= Hayrapet Hayrapetyan =

Armenian poet, writer, translator

Hayrapet Sardari Hayrapetyan (December 1, 1874, Tanakert, Ordubad District, Nakhichevan – March 7, 1962, Yerevan) was an Armenian poet, children's writer, translator, Honored Teacher of the USSR (1950), member of the Union of Soviet Writers (1934).

==Biography==
Hayrapet Hayrapetyan was born in the village of Tanakert in Nakhichevan. From 1888 to 1893 he studied at the Nersisyan School in Tbilisi, where he was a student of Perch Proshyan and Hovhannes Hovhannisyan. Then he taught for about 40 years in Meghri, Sisian, Mozdok, Kutaisi, Derbent, Astrakhan, Pyatigorsk, Yerevan and other places, taught Armenian. In 1933–1955 he worked in the "Pioneer Call" newspaper's editorial office. He compiled mother tongue textbooks for Armenian schools (1930–1970).
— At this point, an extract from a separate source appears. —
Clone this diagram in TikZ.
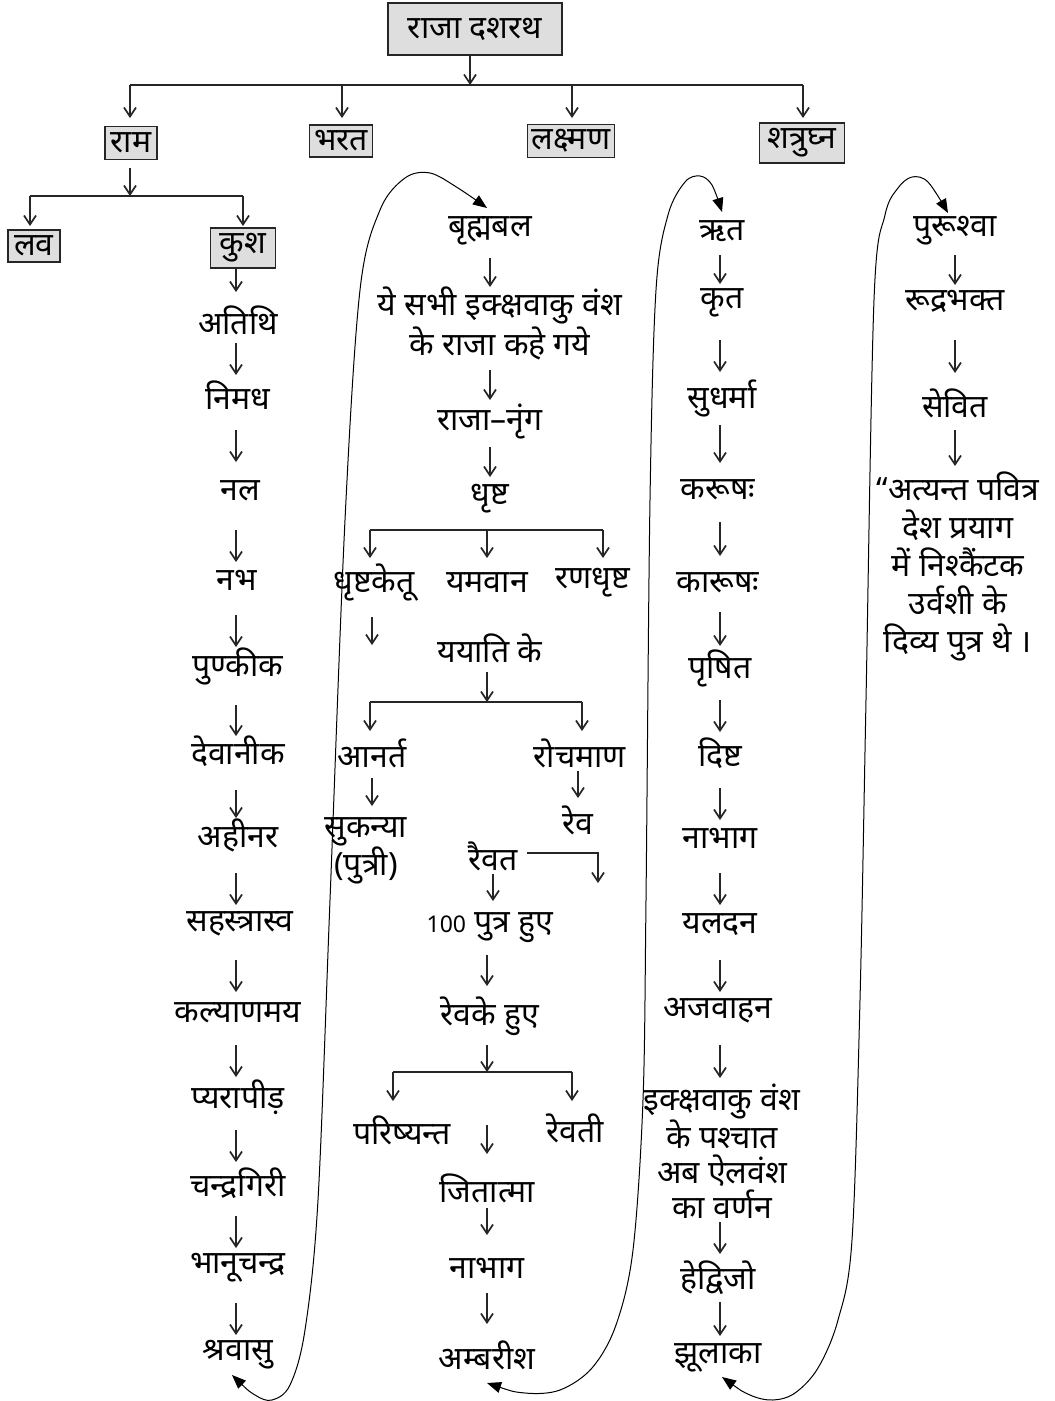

In 1931, Hayrapetyan's first collection, The Commune of Bees, was published. Later, his "Birds" (1935), "My Songs" (1939), "Bouquet" (1948), "Memories from Childhood Days" (1956), "The Khan and the Shepherd" (1959), "For Kids" (1961) collections were published.

Hayrapetyan wrote mainly for children. His source of inspiration was nature – spring, flowers, birds, animals. His works are characterized by a delicate perception of child psychology and thinking. Hayrapetyan's "Snowdrop", "Spring", "Tree Planting", "May", "The Flower and the Violet", "Autumn", "Beautiful Night" and many other poems stand out with their simplicity and lyricism.

Hayrapetyan also wrote the historical poem "Wolf Vahan" (1943). He translated from Russian the works of Lev Tolstoy, Anton Chekhov, Ivan Krylov, Samuel Marshak, Daniel Defoe, Jack London, Jonathan Swift and other writers.

Yerevan Basic School No. 78 is named after Hayrapet Hayrapetyan.